Top of the phots
LIP's Questionnaire analysed by Roger Estop
Anyone who has read High Fidelity or recently watched Music of the Millennium will understand the fascination of lists and rankings. Some of us base our philosophy of life on our top five books, politicians, records and photographs.
Not everyone answered all the questions in the LIP members questionnaire, but everyone responded to the questions on the back page. Forget the business of subs and policy, this was the important bit: our most inspiring photographers.
We were invited to confess our three all time favourite photographers, our favourite living photographers, and our favourite writer/critic on photography.
This was a list of favourites not a vote for the best, which may have produced a different outcome. Although the LIP membership does not produce a huge statistical base, everyone had the chance to name three or four people, so allowing a reasonable analysis. The range of names was impressive, the combinations surprising.
The all-time favourite photographers with the most votes seems reassuringly right, these are the favourites that would crop up in any survey of serious photographers. However, perhaps LIP members would love Weston just that little bit more than Brandt or Cartier-Bresson. The other feature betraying LIP is the presence in the top list of Blakemore, Caponigro and Cooper, all long-standing LIP influences, rather than say Strand, Callahan or Ray Moore. These all received only one or two mentions each as did Doisneau, Frank and Arbus for example.
If the list is comfortably right, it lacks a radical edge. Man Ray, Rodchenko and Moholy Nagy were not mentioned by anyone in their list of three all time favourites. However it was reassuring to find that Ansel Adams was nobody's favourite either.
In the favourite living photographers countdown Blakemore and Cooper go straight in at numbers one and two with other big workshop hits Godwin, Caponigro and Hill all figuring in the chart. Salgado and Friedlander are the worthy representatives of harsh reality in our list.
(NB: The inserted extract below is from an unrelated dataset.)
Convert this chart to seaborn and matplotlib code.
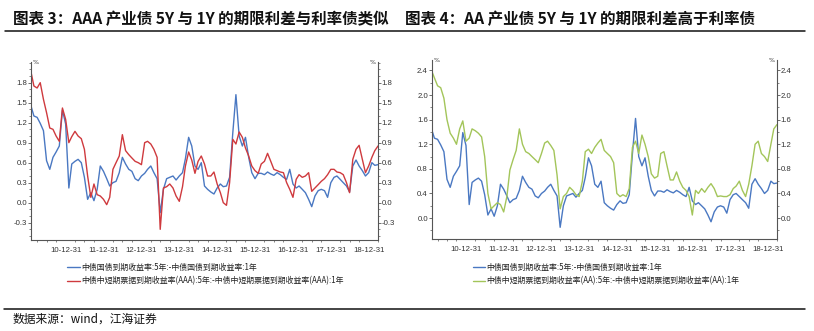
import matplotlib
matplotlib.use("Agg")
import matplotlib.pyplot as plt
from matplotlib.lines import Line2D
from matplotlib.ticker import FixedLocator, MultipleLocator, FormatStrFormatter
from matplotlib import font_manager
import seaborn as sns
import pandas as pd

# ---------------------------------------------------------------- data
# month-end observations, Jan 2010 .. Mar 2019 (term spread 5Y - 1Y, %)
months = pd.date_range("2010-01-31", "2019-03-31", freq="ME")

gov_spread = [1.45, 1.30, 1.28, 1.19, 1.08, 0.63, 0.50, 0.68, 0.76, 0.85,
              1.39, 1.18, 0.22, 0.58, 0.62, 0.65, 0.60, 0.38, 0.05, 0.15,
              0.03, 0.20, 0.55, 0.47, 0.36, 0.25, 0.30, 0.32, 0.45, 0.68,
              0.58, 0.50, 0.47, 0.36, 0.33, 0.40, 0.44, 0.50, 0.55, 0.45,
              0.36, -0.15, 0.20, 0.36, 0.38, 0.40, 0.34, 0.40, 0.45, 0.66,
              0.98, 0.85, 0.55, 0.50, 0.60, 0.25, 0.20, 0.16, 0.13, 0.22,
              0.28, 0.24, 0.25, 0.38, 1.05, 1.62, 1.00, 0.85, 0.98, 0.68,
              0.45, 0.36, 0.44, 0.44, 0.42, 0.46, 0.43, 0.41, 0.45, 0.42,
              0.38, 0.35, 0.50, 0.28, 0.22, 0.25, 0.20, 0.15, 0.05, -0.06,
              0.10, 0.18, 0.20, 0.18, 0.08, 0.30, 0.38, 0.40, 0.35, 0.30,
              0.25, 0.16, 0.55, 0.64, 0.55, 0.48, 0.40, 0.45, 0.60, 0.56,
              0.57]

aaa_spread = [1.96, 1.75, 1.72, 1.80, 1.55, 1.35, 1.12, 1.10, 1.00, 0.92,
              1.42, 1.25, 0.90, 0.99, 1.07, 1.00, 0.96, 0.80, 0.40, 0.08,
              0.28, 0.12, 0.10, 0.05, -0.03, 0.08, 0.50, 0.60, 0.70, 1.02,
              0.78, 0.72, 0.67, 0.62, 0.60, 0.57, 0.90, 0.92, 0.88, 0.80,
              0.68, -0.40, 0.22, 0.24, 0.28, 0.22, 0.10, 0.02, 0.24, 0.55,
              0.76, 0.64, 0.44, 0.62, 0.70, 0.58, 0.40, 0.40, 0.46, 0.28,
              0.15, 0.00, -0.04, 0.30, 0.95, 0.88, 1.06, 0.98, 0.82, 0.70,
              0.55, 0.48, 0.44, 0.58, 0.62, 0.74, 0.62, 0.50, 0.48, 0.46,
              0.45, 0.30, 0.20, 0.08, 0.35, 0.42, 0.38, 0.40, 0.45, 0.17,
              0.22, 0.27, 0.32, 0.36, 0.42, 0.50, 0.50, 0.46, 0.45, 0.42,
              0.30, 0.15, 0.65, 0.80, 0.86, 0.65, 0.45, 0.55, 0.68, 0.78,
              0.85]

aa_spread = [2.40, 2.28, 2.15, 2.12, 1.95, 1.60, 1.38, 1.30, 1.20, 1.45,
             1.58, 1.25, 1.30, 1.45, 1.42, 1.38, 1.32, 1.00, 0.40, 0.15,
             0.20, 0.25, 0.22, 0.10, 0.35, 0.78, 0.95, 1.10, 1.45, 1.20,
             1.08, 1.05, 1.00, 0.95, 0.90, 1.05, 1.22, 1.25, 1.18, 1.10,
             0.70, 0.15, 0.35, 0.40, 0.50, 0.45, 0.38, 0.35, 0.60, 1.08,
             1.12, 1.05, 1.15, 1.22, 1.28, 1.10, 1.05, 1.00, 0.90, 0.40,
             0.35, 0.38, 0.35, 0.48, 1.15, 1.25, 1.05, 1.35, 1.20, 1.00,
             0.72, 0.65, 0.68, 1.05, 1.08, 0.85, 0.62, 0.62, 0.75, 0.60,
             0.50, 0.45, 0.35, 0.05, 0.45, 0.40, 0.48, 0.42, 0.50, 0.56,
             0.48, 0.35, 0.36, 0.35, 0.35, 0.38, 0.48, 0.52, 0.60, 0.45,
             0.35, 0.55, 0.85, 1.20, 1.25, 1.05, 1.00, 0.92, 1.20, 1.45,
             1.52]

year_end_dates = ["2010-12-31", "2011-12-31", "2012-12-31", "2013-12-31", "2014-12-31",
                  "2015-12-31", "2016-12-31", "2017-12-31", "2018-12-31"]
year_end_labels = ["10-12-31", "11-12-31", "12-12-31", "13-12-31", "14-12-31",
                   "15-12-31", "16-12-31", "17-12-31", "18-12-31"]

left_yticks = [-0.3, 0.0, 0.3, 0.6, 0.9, 1.2, 1.5, 1.8]
right_yticks = [0.0, 0.4, 0.8, 1.2, 1.6, 2.0, 2.4]

label_gov = "中债国债到期收益率:5年:-中债国债到期收益率:1年"
label_aaa = "中债中短期票据到期收益率(AAA):5年:-中债中短期票据到期收益率(AAA):1年"
label_aa = "中债中短期票据到期收益率(AA):5年:-中债中短期票据到期收益率(AA):1年"

title_left = "图表 3：AAA 产业债 5Y 与 1Y 的期限利差与利率债类似"
title_right = "图表 4：AA 产业债 5Y 与 1Y 的期限利差高于利率债"
source_text = "数据来源：wind，江海证券"

# ---------------------------------------------------------------- style
sns.set_theme(style="white")
plt.rcParams["font.family"] = ["Noto Sans CJK SC", "DejaVu Sans"]
plt.rcParams["axes.unicode_minus"] = False

installed = {f.name for f in font_manager.fontManager.ttflist}
tick_family = "Liberation Sans Narrow" if "Liberation Sans Narrow" in installed else "Liberation Sans"

BLUE = "#4a78c2"
RED = "#cf3a3e"
GREEN = "#a3c55a"
SPINE = "#555555"

W, H = 814, 331
fig = plt.figure(figsize=(W / 100, H / 100), dpi=100)
fig.patch.set_facecolor("white")


def px_box(x0, y0, x1, y1):
    return [x0 / W, 1 - y1 / H, (x1 - x0) / W, (y1 - y0) / H]


def style_axis(ax, yticks, ymin, ymax, minor_step):
    ax.set_facecolor("white")
    ax.set_xlim(months[0], months[-1])
    ax.set_ylim(ymin, ymax)
    for side in ("left", "right", "bottom"):
        ax.spines[side].set_visible(True)
        ax.spines[side].set_color(SPINE)
        ax.spines[side].set_linewidth(0.8)
    ax.spines["top"].set_visible(False)
    ax.grid(False)

    ax.xaxis.set_major_locator(FixedLocator(pd.to_datetime(year_end_dates).map(
        lambda d: matplotlib.dates.date2num(d))))
    ax.set_xticklabels(year_end_labels)
    quarter_ends = pd.date_range("2010-03-31", "2019-03-31", freq="QE")
    ax.xaxis.set_minor_locator(FixedLocator([matplotlib.dates.date2num(d) for d in quarter_ends]))

    ax.set_yticks(yticks)
    ax.yaxis.set_major_formatter(FormatStrFormatter("%.1f"))
    ax.yaxis.set_minor_locator(MultipleLocator(minor_step))

    ax.tick_params(axis="x", which="major", direction="out", length=2.5, width=0.6,
                   color=SPINE, pad=2.5, labelsize=5.6, labelcolor="#333333")
    ax.tick_params(axis="x", which="minor", direction="out", length=1.5, width=0.5,
                   color=SPINE, bottom=True)
    ax.tick_params(axis="y", which="major", direction="out", length=2.0, width=0.6,
                   color=SPINE, pad=0.6, labelsize=5.6, labelcolor="#333333",
                   left=True, right=True, labelleft=True, labelright=True)
    ax.tick_params(axis="y", which="minor", direction="out", length=1.2, width=0.5,
                   color=SPINE, left=True, right=True)
    for lab in ax.get_xticklabels() + ax.get_yticklabels():
        lab.set_family(tick_family)
    ax.set_xlabel("")
    ax.set_ylabel("")
    ax.text(0.006, 1.0, "%", transform=ax.transAxes, ha="left", va="center",
            fontsize=4.5, color="#333333", family="DejaVu Sans")
    ax.text(0.994, 1.0, "%", transform=ax.transAxes, ha="right", va="center",
            fontsize=4.5, color="#333333", family="DejaVu Sans")


# ---------------------------------------------------------------- left panel
ax1 = fig.add_axes(px_box(31, 62, 378, 240))
sns.lineplot(x=months, y=gov_spread, ax=ax1, color=BLUE, linewidth=1.0, label=label_gov)
sns.lineplot(x=months, y=aaa_spread, ax=ax1, color=RED, linewidth=1.0, label=label_aaa)
style_axis(ax1, left_yticks, -0.56, 2.11, 0.1)
ax1.legend(loc="upper left", bbox_to_anchor=(67 / W, 1 - 263 / H), bbox_transform=fig.transFigure,
           frameon=False, fontsize=5.7, handlelength=1.65, handletextpad=0.15,
           labelspacing=0.55, borderpad=0, borderaxespad=0, labelcolor="#222222")

# ---------------------------------------------------------------- right panel
ax2 = fig.add_axes(px_box(431.5, 60, 777, 239))
sns.lineplot(x=months, y=gov_spread, ax=ax2, color=BLUE, linewidth=1.0, label=label_gov)
sns.lineplot(x=months, y=aa_spread, ax=ax2, color=GREEN, linewidth=1.0, label=label_aa)
style_axis(ax2, right_yticks, -0.34, 2.57, 0.2)
ax2.legend(loc="upper left", bbox_to_anchor=(473 / W, 1 - 263 / H), bbox_transform=fig.transFigure,
           frameon=False, fontsize=5.7, handlelength=1.55, handletextpad=0.15,
           labelspacing=0.55, borderpad=0, borderaxespad=0, labelcolor="#222222")

# ---------------------------------------------------------------- titles and footer
fig.text(13 / W, 1 - 19.5 / H, title_left, ha="left", va="center",
         fontsize=11.2, fontweight="bold", color="#111111")
fig.text(405 / W, 1 - 19.5 / H, title_right, ha="left", va="center",
         fontsize=11.2, fontweight="bold", color="#111111")
fig.add_artist(Line2D([5 / W, 805 / W], [1 - 31 / H, 1 - 31 / H], color="#111111", linewidth=1.1))
fig.add_artist(Line2D([4 / W, 805 / W], [1 - 309 / H, 1 - 309 / H], color="#111111", linewidth=1.1))
fig.text(13 / W, 1 - 319 / H, source_text, ha="left", va="center",
         fontsize=8.5, color="#111111")

fig.savefig("out.png", dpi=100, facecolor="white")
It seems extraordinary, given the above, that Sherman is in the list considering the complete difference of her work from the others and the scarcity of any other post modern photographers in the survey such as Duane Michals or Jo Spence (who, like the Norwegians, got nil points), or Mari Mahr or Nan Goldin (who got a couple of mentions each). Consider also the other photographers who did not get a single mention in anyone's list. None of the Towards a Bigger Picture Brits: Chris Killip, Brian Griffin, John Davies; no Lewis Baltz; no Germans. Martin Parr and Anna Fox were each mentioned once.
But then hit parades are never more than a bit of fluff, and they obscure the real interest of the individual choices. After all, James Alinder, Javier Vallhonrat and Avati Notuyoshi are all somebody's favourites. Perhaps the real insights from this survey were revealed by the combinations of photographers named by members. The photographers in each personal selection say something about each other, and as a group, provide clues to what people find inspiring in their work. There were a number of stimulating combinations of personal favourites in both the 'all time' and 'living' lists, for example:
Eugene Atget, Jane Bown, FSA photographers.
Ray Moore, Tony-Ray Jones, Edward Weston.
Jerry Uelsman, Bill Brandt, Ralph Gibson.
Mari Mahr, Catherine Yass, Barbara Ess.
Robert Frank, Ralph Eugene Meatyard ,Richard Misrach.
Josef Sudek, John Blakemore, Imogen Cunningham.
Diane Arbus, Peter Lindberg, Nan Goldin.
All time favourite photographers
- 1 Edward Weston
- 2 André Kertesz
- 3= Bill Brandt
- 3= Henri Cartier-Bresson
- 4= Eugene Atget
- 4= John Blakemore
- 5= Walker Evans
- 5= Thomas Joshua Cooper
- 5= Paul Caponigro
Favourite living photographers
- 1 John Blakemore
- 2 Thomas Joshua Cooper
- 3= Sebastio Salgado
- 3= Henri Cartier-Bresson
- 4= Fay Godwin
- 4= Paul Caponigro
- 4= Lee Friedlander
- 4= Paul Hill
- 4= Cindy Sherman
Favourite writers/critics on photography
- 1 A. D. Coleman
- 2= John Berger
- 2= Roland Barthes
- 3 Bill Bishop
- 4= Bill Jay
- 4= Susan Sontag
Fewer respondents to the questionnaire named a favourite writer or critic on photography but the resultant list contains the international great and good with a spectacular intervention from Crouch End. All are challenging, theoretical writers contributing hugely to our appreciation of the medium and the art. Other writers mentioned by members were Andy Grundberg, Ian Jeffrey, Beaumont Newhall, Peter Galassi, Rosalind Krauss, Julian Rodrigues, and Peter Marshall. [I didn't vote - Ed] Clearly, Inscape has a greater influence than LIP Service.
As well as being an entertaining diversion, this highly unreliable survey does give some further insight into the kind of people that make up LIP. We now need a nationwide poll, perhaps Photographers of the Millennium?